The Democratic Party and the Planned Parenthood abortion business are joined at the hip and the two pro-abortion entities provided more evidence of that on Monday. Together they held a join press conference trashing pro-life advocates as “out of touch with women.”
Specifically, the joint event was to condemn pro-life Florida Governor Rick Scott — who signed a measure to defund Planned Parenthood earlier this year.
The bill would defund the Planned Parenthood Florida affiliate of taxpayer dollars, and require abortion doctors to have hospital admitting privileges or patient transfer agreements. In addition, it would increase abortion clinic inspection requirements and licensing fees.
Here’s how Planned Parenthood and Wasserman-Schulz trashed Scott and pro-life advocates:
She was joined – at a Planned Parenthood health center – by a Planned Parenthood patient, a Planned Parenthood executive and more than a dozen other political, health and women’s activists. And the rhetoric directed toward Scott and his fellow Republicans was sharp.
“They’re dramatically out of touch with the overwhelming majority of women, certainly, and families,” the Weston congresswoman said. “They don’t really care what the majority of Floridians think. They are bent on ideology being a priority and satisfying their right-wing extreme ideology. Their hypocrisy knows no bounds. And they’re willing to jeopardize women’s health care simply to satisfy the extremist, ideological bent in their party.”

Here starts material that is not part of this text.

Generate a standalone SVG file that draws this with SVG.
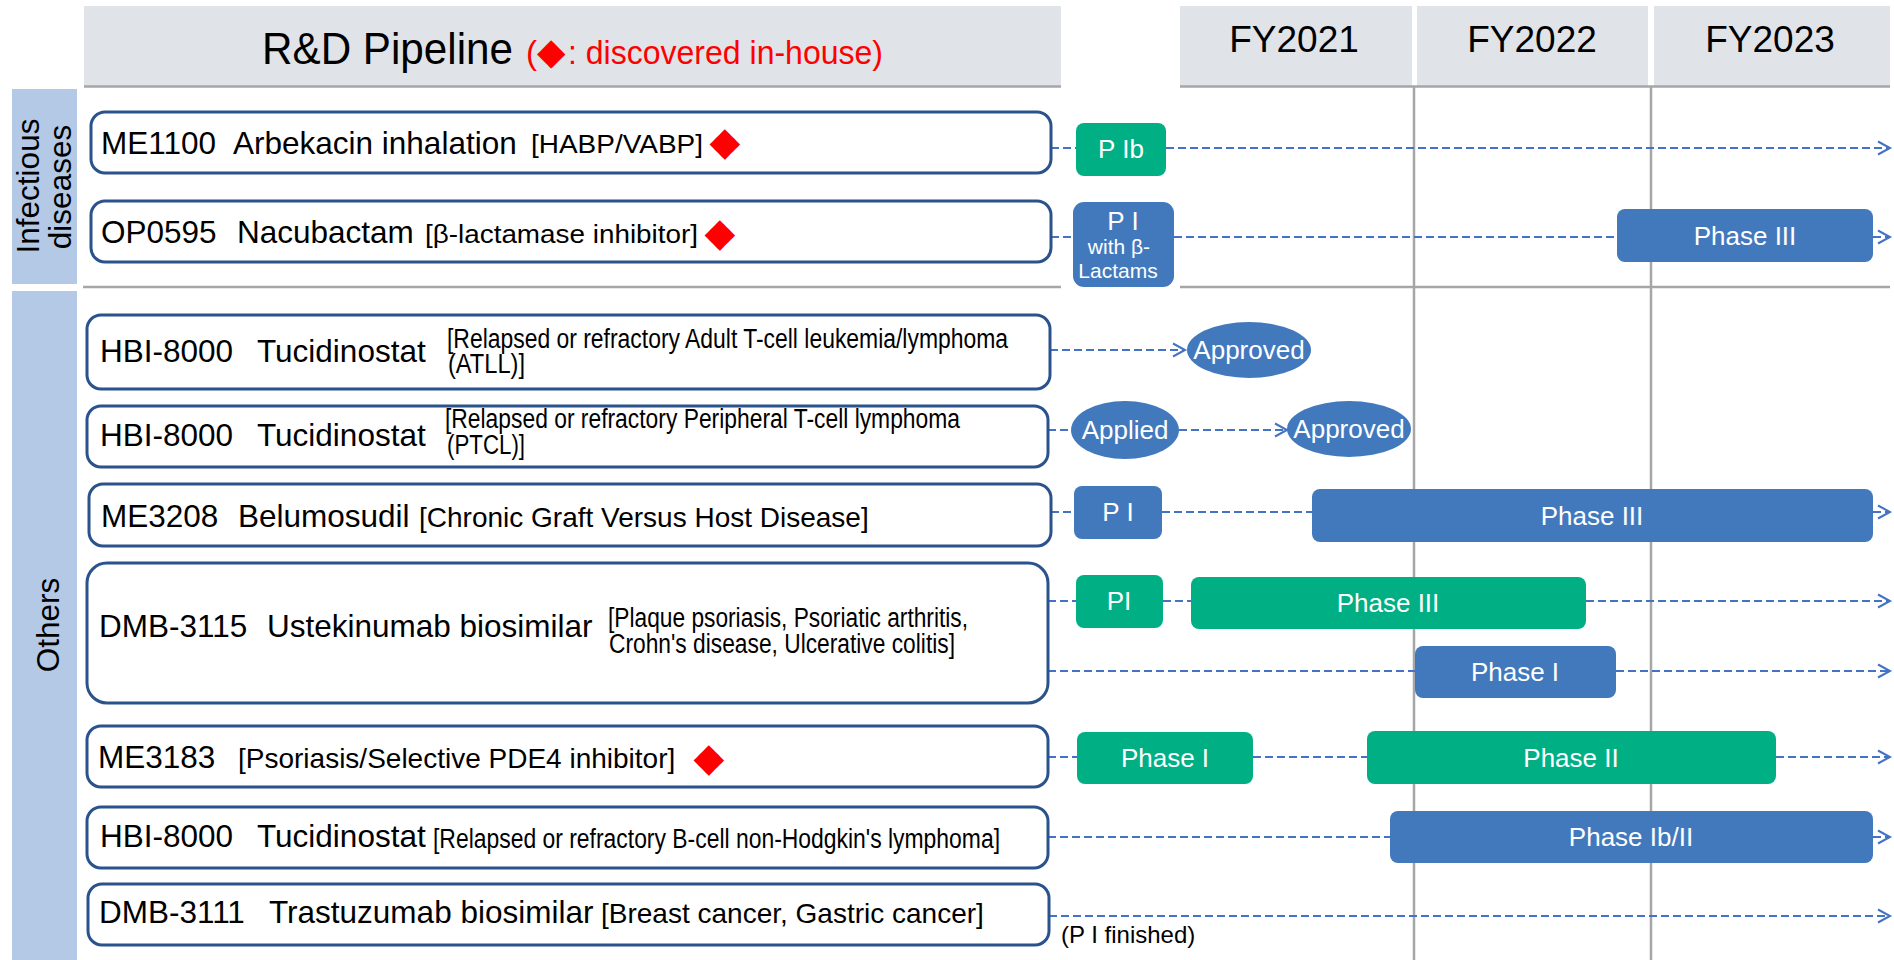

Republicans were the broad target. The specific target was a state law cutting off funding for non-abortion services at organizations like Planned Parenthood that also provide abortions.
Wasserman Schultz and Laura Goodhue, vice president of public policy for the Florida Alliance of Planned Parenthood Affiliates, said the funding cutoff violates federal regulations governing the joint program.
In Florida, the abortion group receives about $200,000 in taxpayer Medicaid funds every year, according to the Tampa Bay Times. The bill will redirect those funds to comprehensive health centers instead.
But leading pro-life groups hailed Governor Scott for signing the bill.
“Abortionists will finally be held to the same standard as all other physicians who perform invasive procedures in a non-hospital setting by the requirement to have admitting privileges or a transfer agreement with a nearby hospital,” says Ingrid Delgado of the Florida Conference of Catholic Bishops. “It is incomprehensible that opponents suggest the bill makes women less safe.”
John Stemberger, president of the Florida Family Policy Council, an Orlando-based social conservative advocacy group, hailed the law as protecting women’s health because he said more inspections will ensure greater quality care.
“This is a historic victory, and we are thrilled to have been an active part of this effort,” Stemberger said.
Abortion activists are considering a potential lawsuit against the new law.
The reality is that Planned Parenthood’s non-abortion services have been declining rapidly, according to its own annual reports. Between 2009 and 2014, Planned Parenthood’s cancer screenings and breast exams/breast care dropped by more than half, according to its annual reports. “Cancer screenings” fell from 1,830,811 to just 682,208 in that same period of time. “Breast exams/breast care” fell by more than half, from 830,312 in 2009 to 363,803 in 2014 and Pap smear tests dropped nearly two-thirds, from 904,820 to 271,539.
The Florida legislation would redirect the tax dollars to other non-abortion community health services, ensuring that women will have access to basic health services. Community health centers, which offer comprehensive health care to women and families, outnumber Planned Parenthood facilities by 20 to one.
Senate sponsor State Sen. Kelli Stargel, R-Lakeland, who sponsored the bill, previously said her legislation will ensure women are receiving quality health care.
“It is not a bill that restricts a woman’s right to choose … It’s getting the same level of care that she would have if she walked into any other clinic,” Stargel said.
Previously, an ACLU spokesperson said they would consider suing the state if the legislation becomes law. However, the spokesperson said it would depend partly on the outcome of another Florida law that the pro-abortion legal group is challenging. That law requires women to wait 24 hours before having an abortion. In February, the 1st District Court of Appeals ruled in favor of the pro-life law, allowing it to take effect, LifeNews reported.